The Haga Initiative business initiative says the survey reflects an interest from industry to tackle climate change and sends a strong signal to politicians that they have a mandate to push hard for a carbon tax at COP21 in Paris.
The Ipsos survey also shows that a majority of Sweden’s business elite (7 out of ten) lack confidence in the government’s environmental and climate polices.

Currency intervention remains on table

Deputy Governor Per Jansson said on Monday that Riksbank policy is on track to meet the inflation target and the central bank will continue to take action to ensure the target is achieved. There is scope to cut the benchmark rate further but, in such an event, the Riksbank will most likely have to resort to currency intervention.

Jansson also said the IMF has shown more acceptance of currency intervention as a policy tool, and that it is important the krona does not strengthen too quickly.

Economists wary of Ingves’ plan

As a means of curbing soaring house prices and household debt levels, Riksbank Governor Stefan Ingves has proposed the introduction of a debt ratio ceiling, limiting the size of loans an individual household may take in relation to income.

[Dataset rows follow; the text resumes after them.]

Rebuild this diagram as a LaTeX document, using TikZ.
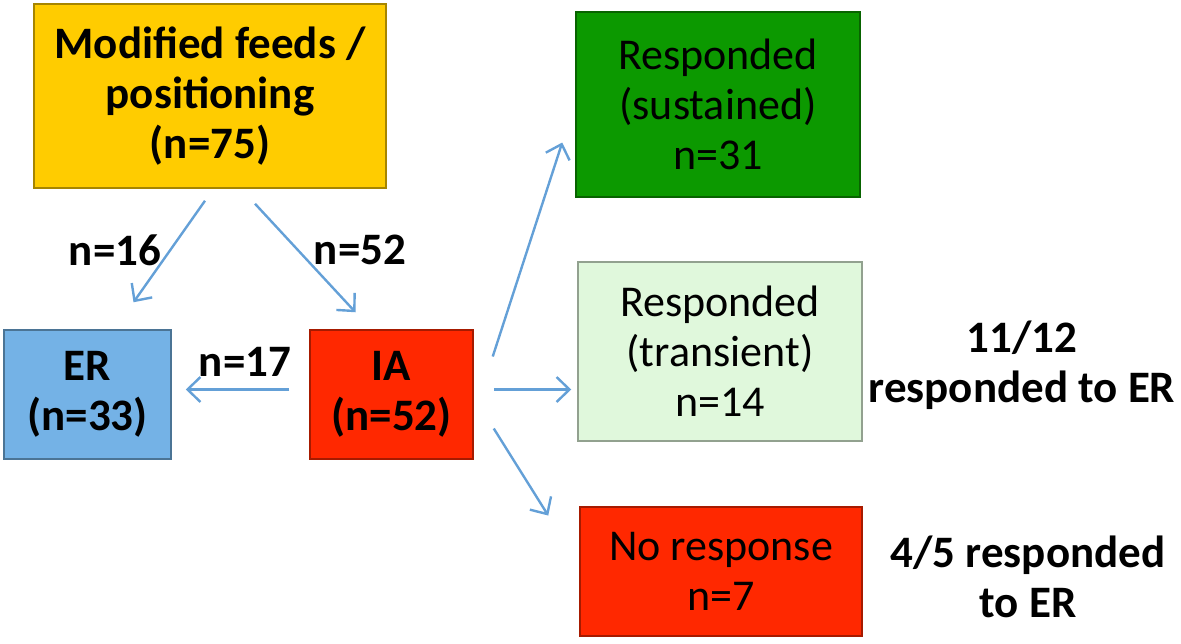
\documentclass[tikz,border=0pt]{standalone}
\usepackage{fontspec}
\setmainfont{Carlito}
\usetikzlibrary{arrows.meta,calc}
\definecolor{ylw}{RGB}{255,204,0}
\definecolor{erblue}{RGB}{116,178,230}
\definecolor{iared}{RGB}{255,40,0}
\definecolor{dgreen}{RGB}{12,153,0}
\definecolor{lgreen}{RGB}{224,248,220}
\definecolor{arr}{RGB}{100,160,215}
\tikzset{
  box/.style={draw=#1!65!black, line width=1.5pt, fill=#1, align=center, inner sep=0pt, text=black},
  link/.style={draw=arr, line width=2.4pt, -{Straight Barb[length=13pt,width=25pt,line width=2.4pt]}},
  bigtxt/.style={font=\fontsize{45}{50}\selectfont\bfseries},
  midtxt/.style={font=\fontsize{44}{50}\selectfont},
  lbl/.style={bigtxt, align=center, inner sep=0pt},
}
\begin{document}
\begin{tikzpicture}[x=1pt,y=-1pt]
\useasboundingbox (0,0) rectangle (1181,643);
\node[box=ylw, minimum width=352pt, minimum height=184pt, bigtxt] (mod) at (210,96) {Modified feeds /\\positioning\\(n=75)};
\node[box=erblue, minimum width=167pt, minimum height=129pt, bigtxt] (er) at (87.5,394.5) {ER\\(n=33)};
\node[box=iared, minimum width=163pt, minimum height=129pt, bigtxt] (ia) at (391.5,394.5) {IA\\(n=52)};
\node[box=dgreen, minimum width=284pt, minimum height=185pt, midtxt] (sus) at (718,104.5) {Responded\\(sustained)\\n=31};
\node[box=lgreen, minimum width=284pt, minimum height=179pt, midtxt] (tra) at (720,351.5) {Responded\\(transient)\\n=14};
\node[box=iared, minimum width=282pt, minimum height=129pt, midtxt] (nor) at (721,571.5) {No response\\n=7};
\node[lbl] (l16) at (115,250) {n=16};
\node[lbl] (l52) at (360,250) {n=52};
\node[lbl] (l17) at (245,362) {n=17};
\node[lbl] (t1) at (1022,365) {11/12\\responded to ER};
\node[lbl] (t2) at (1028,577) {4/5 responded\\to ER};
\draw[link] ($(mod.south)+(-5,12)$) -- ($(er.north)+(46,-27)$);
\draw[link] ($(mod.south)+(45,15)$) -- ($(ia.north)+(-36,-17)$);
\draw[link] ($(ia.west)+(-20,-5)$) -- ($(er.east)+(14,-5)$);
\draw[link] ($(ia.east)+(19,-38)$) -- ($(sus.west)+(-13,38)$);
\draw[link] ($(ia.east)+(20,-5)$) -- ($(tra.west)+(-6,38)$);
\draw[link] ($(ia.east)+(20,34)$) -- ($(nor.west)+(-31,-56)$);
\end{tikzpicture}
\end{document}
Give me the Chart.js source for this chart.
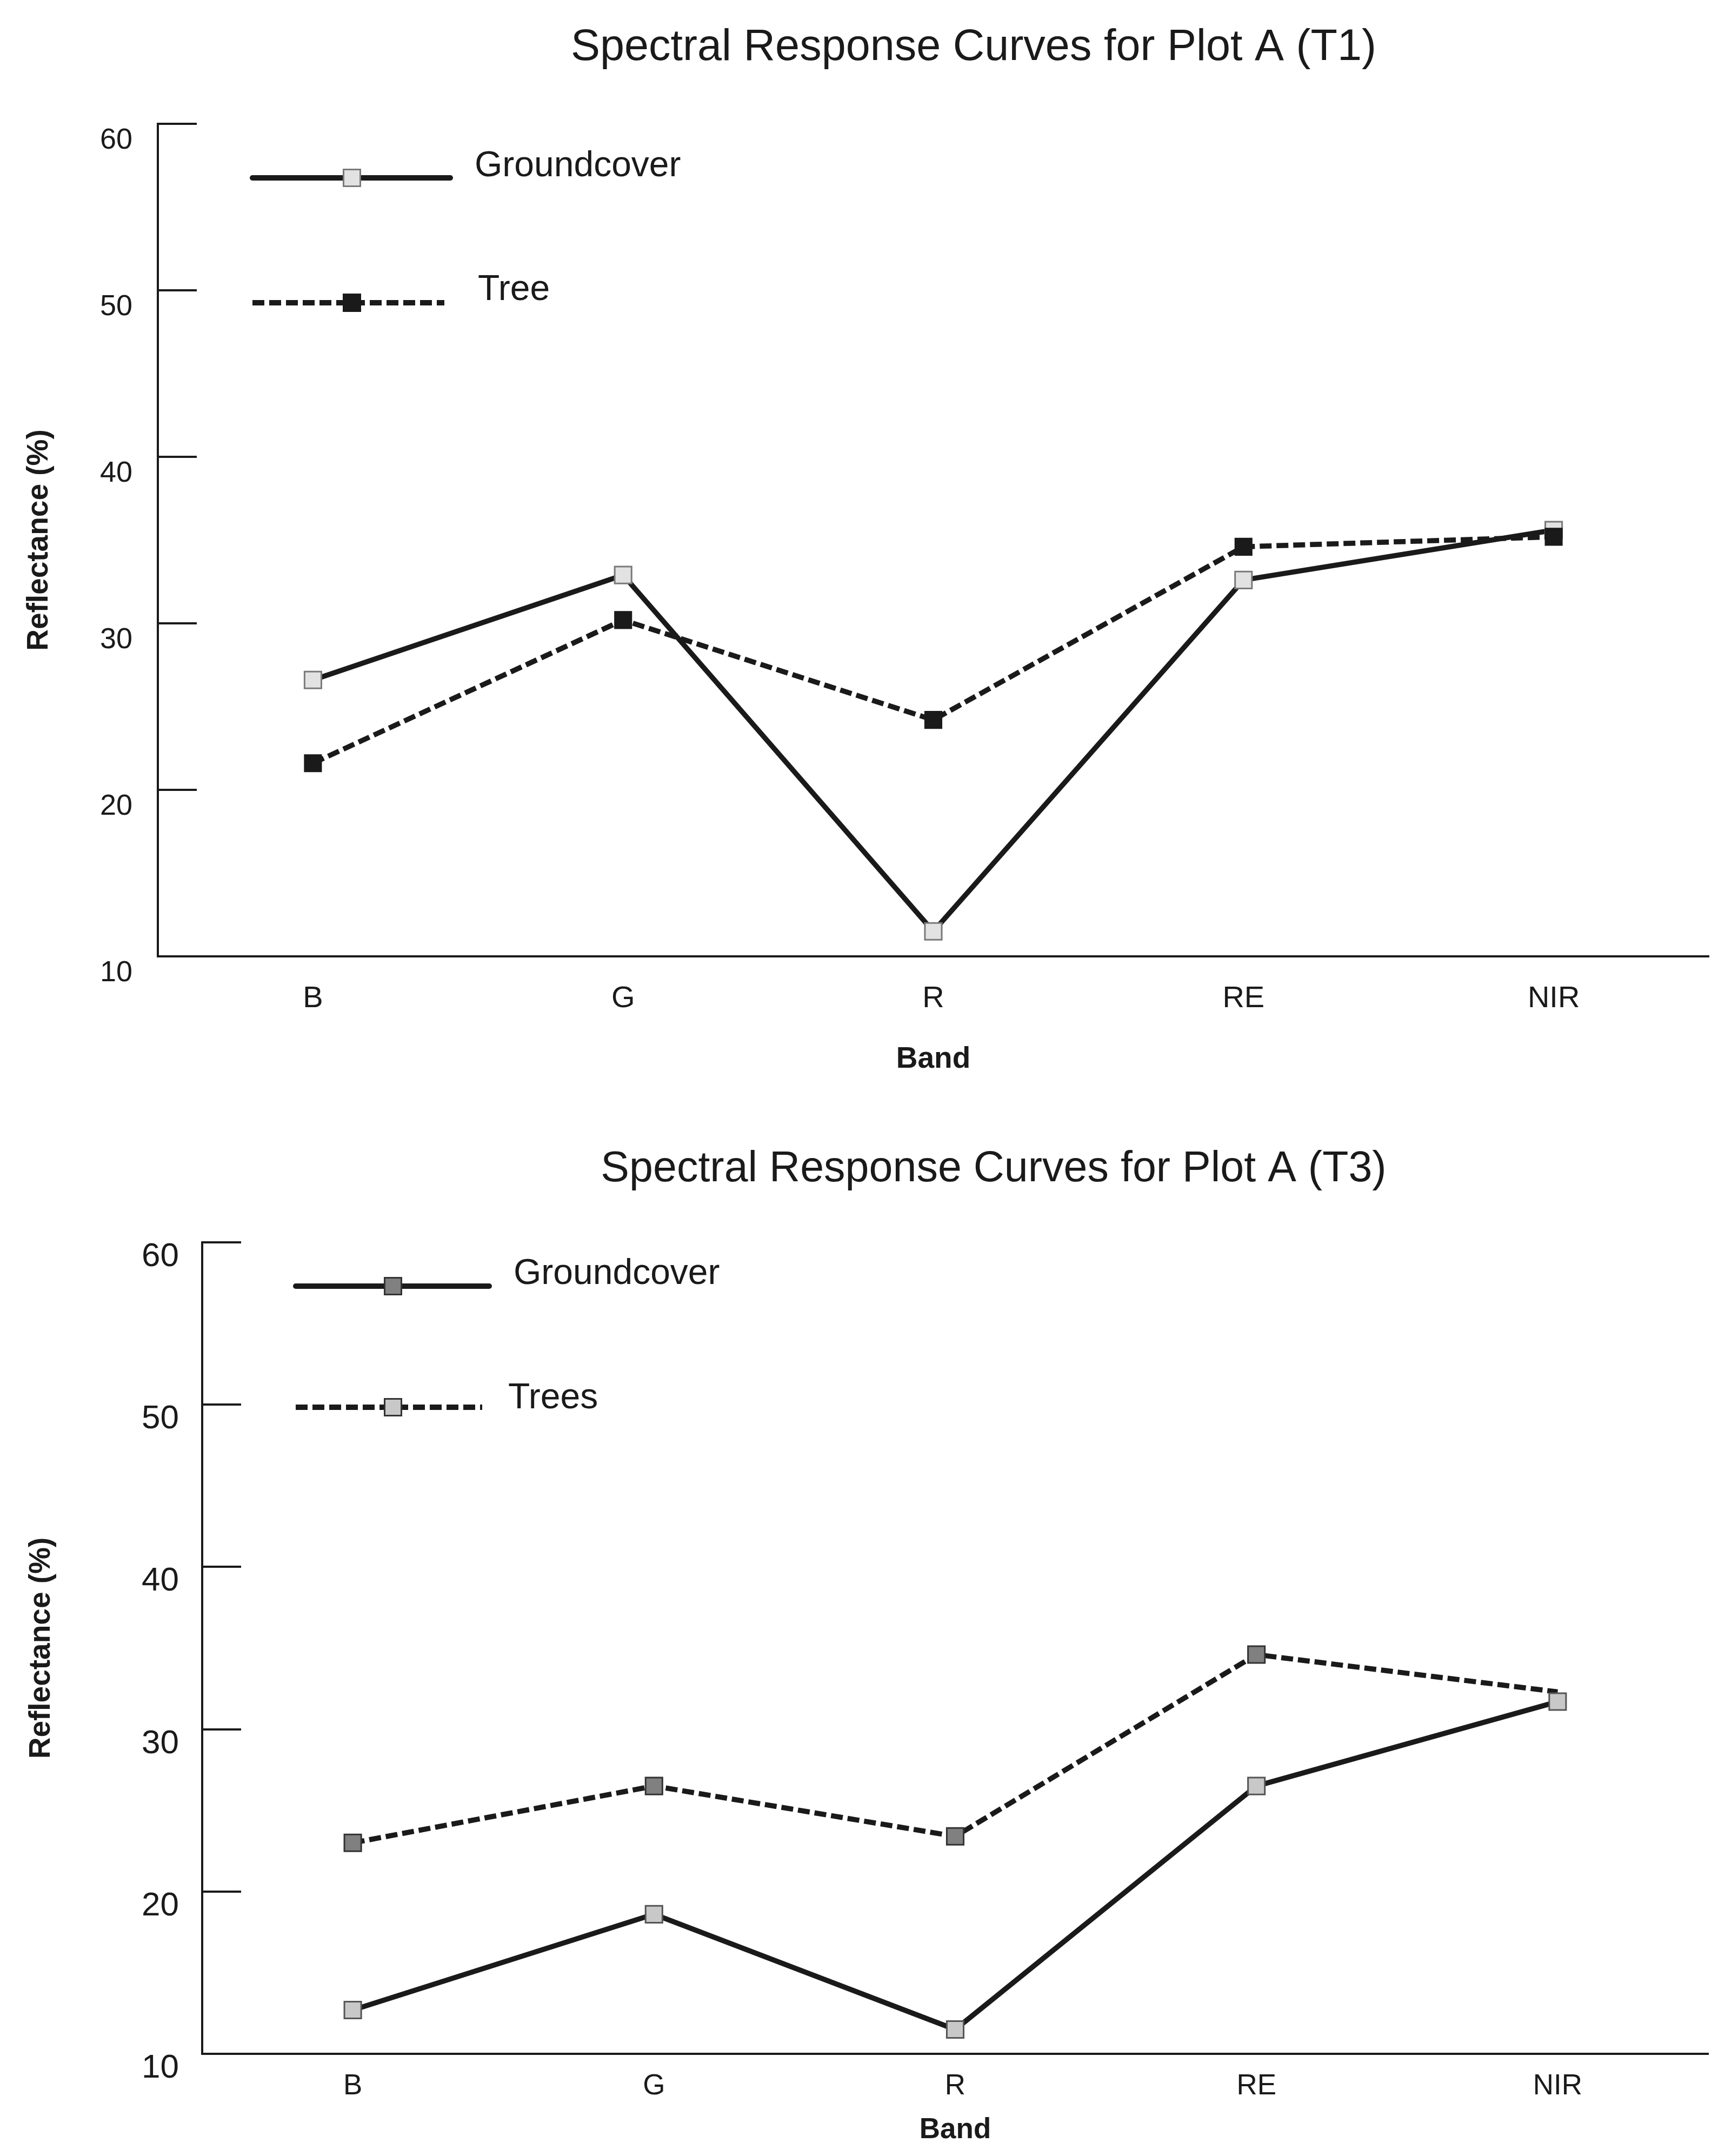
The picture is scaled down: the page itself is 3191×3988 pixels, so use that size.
<!DOCTYPE html>
<html>
<head>
<meta charset="utf-8">
<title>Spectral Response Curves for Plot A</title>
<script src="https://cdn.jsdelivr.net/npm/chart.js@4.4.1/dist/chart.umd.min.js"></script>
<style>
    html, body { margin: 0; padding: 0; background: #fff; }
    #page { position: relative; width: 3191px; height: 3988px; }
    canvas { position: absolute; left: 0; }
</style>
</head>
<body>
<div id="page">
    <canvas id="chartT1" width="3191" height="2040" style="top:0"></canvas>
    <canvas id="chartT3" width="3191" height="1948" style="top:2040px"></canvas>
</div>
<script>
// Data
const bands = ['B', 'G', 'R', 'RE', 'NIR'];
const reflectanceTicks = [10, 20, 30, 40, 50, 60];

const t1Groundcover = [26.6, 32.9, 11.5, 32.6, 35.6];
const t1Tree = [21.6, 30.2, 24.2, 34.6, 35.2];

const t3Groundcover = [12.7, 18.6, 11.5, 26.5, 31.7];
const t3Trees = [23.0, 26.5, 23.4, 34.6, 32.3];

const INK = '#1a1a1a';
const SANS = '"Liberation Sans", Arial, sans-serif';
const NARROW = '"Liberation Sans Narrow", "Liberation Sans", Arial, sans-serif';

// inward tick marks, chart title and the in-plot legend
function decorations(cfg) {
    return {
        id: 'decorations',
        afterDraw(chart) {
            const { ctx, chartArea: a, scales: { y } } = chart;
            ctx.save();

            ctx.strokeStyle = INK;
            ctx.lineWidth = 4;
            reflectanceTicks.slice(1).forEach(v => {
                const py = Math.round(y.getPixelForValue(v));
                ctx.beginPath();
                ctx.moveTo(a.left, py);
                ctx.lineTo(a.left + 72, py);
                ctx.stroke();
            });

            ctx.fillStyle = INK;
            ctx.font = cfg.titleSize + 'px ' + SANS;
            ctx.textAlign = 'center';
            ctx.textBaseline = 'middle';
            ctx.fillText(cfg.title, cfg.titleX, cfg.titleY);

            cfg.legend.forEach(item => {
                const ly = a.top + item.dy;
                ctx.strokeStyle = INK;
                ctx.lineWidth = 10;
                ctx.lineCap = item.dash.length ? 'butt' : 'round';
                ctx.setLineDash(item.dash);
                ctx.beginPath();
                ctx.moveTo(a.left + item.x1, ly);
                ctx.lineTo(a.left + item.x2, ly);
                ctx.stroke();
                ctx.setLineDash([]);

                const s = 31;
                const mx = a.left + item.mx;
                ctx.fillStyle = item.fill;
                ctx.fillRect(mx - s / 2, ly - s / 2, s, s);
                ctx.strokeStyle = item.stroke;
                ctx.lineWidth = 3;
                ctx.strokeRect(mx - s / 2, ly - s / 2, s, s);

                ctx.fillStyle = INK;
                ctx.font = '66px ' + SANS;
                ctx.textAlign = 'left';
                ctx.textBaseline = 'middle';
                ctx.fillText(item.text, a.left + item.tx, a.top + item.ty);
            });
            ctx.restore();
        }
    };
}

function makeChart(id, datasets, cfg) {
    return new Chart(document.getElementById(id), {
        type: 'line',
        data: { labels: bands, datasets: datasets },
        options: {
            responsive: false,
            animation: false,
            devicePixelRatio: 1,
            layout: { padding: { top: cfg.areaTop, right: cfg.padRight, left: 0, bottom: 0 } },
            plugins: {
                legend: { display: false },
                tooltip: { enabled: false },
                title: { display: false }
            },
            scales: {
                x: {
                    type: 'category',
                    offset: true,
                    grid: { display: false, drawTicks: false },
                    border: { display: true, color: INK, width: 4 },
                    ticks: {
                        color: INK,
                        font: { family: NARROW, size: cfg.bandSize },
                        padding: cfg.xPad,
                        maxRotation: 0
                    },
                    title: {
                        display: true,
                        text: 'Band',
                        color: INK,
                        font: { family: SANS, size: cfg.bandTitleSize, weight: 'bold' },
                        padding: { top: 0, bottom: cfg.bandTitlePad }
                    },
                    afterFit: s => { s.height = cfg.xHeight; }
                },
                y: {
                    min: 10,
                    max: 60,
                    afterBuildTicks: s => { s.ticks = reflectanceTicks.map(v => ({ value: v })); },
                    grid: { display: false, drawTicks: false },
                    border: { display: true, color: INK, width: 4 },
                    ticks: {
                        color: INK,
                        font: { family: SANS, size: cfg.tickSize },
                        padding: cfg.yPad,
                        labelOffset: cfg.labelOffset
                    },
                    title: {
                        display: true,
                        text: 'Reflectance (%)',
                        color: INK,
                        font: { family: SANS, size: 55, weight: 'bold' },
                        padding: { top: cfg.yTitlePad, bottom: 0 }
                    },
                    afterFit: s => { s.width = cfg.yWidth; }
                }
            }
        },
        plugins: [decorations(cfg)]
    });
}

document.addEventListener('DOMContentLoaded', function () {
    // Plot A (T1)
    makeChart('chartT1', [
        {
            label: 'Tree',
            data: t1Tree,
            order: 0,
            borderColor: INK,
            borderWidth: 9.5,
            borderDash: [22, 9],
            tension: 0,
            pointStyle: 'rect',
            pointRadius: 22,
            pointBorderWidth: 2,
            pointBackgroundColor: INK,
            pointBorderColor: INK
        },
        {
            label: 'Groundcover',
            data: t1Groundcover,
            order: 1,
            borderColor: INK,
            borderWidth: 9.5,
            tension: 0,
            pointStyle: 'rect',
            pointRadius: 22,
            pointBorderWidth: 3,
            pointBackgroundColor: '#e2e2e2',
            pointBorderColor: '#7a7a7a'
        }
    ], {
        title: 'Spectral Response Curves for Plot A (T1)',
        titleSize: 81, titleX: 1801, titleY: 89,
        areaTop: 229, padRight: 30, yWidth: 292, xHeight: 271,
        tickSize: 54, yPad: 47, labelOffset: 31, yTitlePad: 40,
        bandSize: 56, xPad: 45, bandTitleSize: 55, bandTitlePad: 47,
        legend: [
            { text: 'Groundcover', dash: [], fill: '#e2e2e2', stroke: '#7a7a7a',
              x1: 175, x2: 541, mx: 359, dy: 100, tx: 586, ty: 79 },
            { text: 'Tree', dash: [22, 9], fill: INK, stroke: INK,
              x1: 175, x2: 530, mx: 359, dy: 331, tx: 592, ty: 308 }
        ]
    });

    // Plot A (T3)
    makeChart('chartT3', [
        {
            label: 'Groundcover',
            data: t3Groundcover,
            order: 0,
            borderColor: INK,
            borderWidth: 9.5,
            tension: 0,
            pointStyle: 'rect',
            pointRadius: 22,
            pointBorderWidth: 3,
            pointBackgroundColor: '#c8c8c8',
            pointBorderColor: '#555555'
        },
        {
            label: 'Trees',
            data: t3Trees,
            order: 1,
            borderColor: INK,
            borderWidth: 9.5,
            borderDash: [22, 9],
            tension: 0,
            pointStyle: 'rect',
            pointRadius: [22, 22, 22, 22, 0],
            pointBorderWidth: 3,
            pointBackgroundColor: '#808080',
            pointBorderColor: '#333333'
        }
    ], {
        title: 'Spectral Response Curves for Plot A (T3)',
        titleSize: 79, titleX: 1838, titleY: 123,
        areaTop: 258, padRight: 31, yWidth: 374, xHeight: 189,
        tickSize: 62, yPad: 43, labelOffset: 27, yTitlePad: 44,
        bandSize: 53, xPad: 29, bandTitleSize: 53, bandTitlePad: 16,
        legend: [
            { text: 'Groundcover', dash: [], fill: '#808080', stroke: '#333333',
              x1: 173, x2: 531, mx: 353, dy: 81, tx: 576, ty: 59 },
            { text: 'Trees', dash: [22, 9], fill: '#c8c8c8', stroke: '#333333',
              x1: 173, x2: 518, mx: 353, dy: 305, tx: 566, ty: 289 }
        ]
    });
});
</script>
</body>
</html>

A debt-to-income limit of 400%, tighter rules on mortgage repayment and a 50% cut in the interest deduction would slow the increase in the debt ratio, according to Mr Ingves.

Tor Borg, chief economist at SBAB, sees a risk in introducing all three measures at once, saying that such a move could trigger a recession.

Anna Öster, chief economist at Länsförsäkring, is also critical. She believes it is “unfortunate” that the focus is on trying to reduce the housing demand. Caution is vital since such a move could trigger a housing market crash and have a serious impact on the Swedish economy, she says.

Both Tor Borg and Anna Öster would instead like to see an increase in housing construction.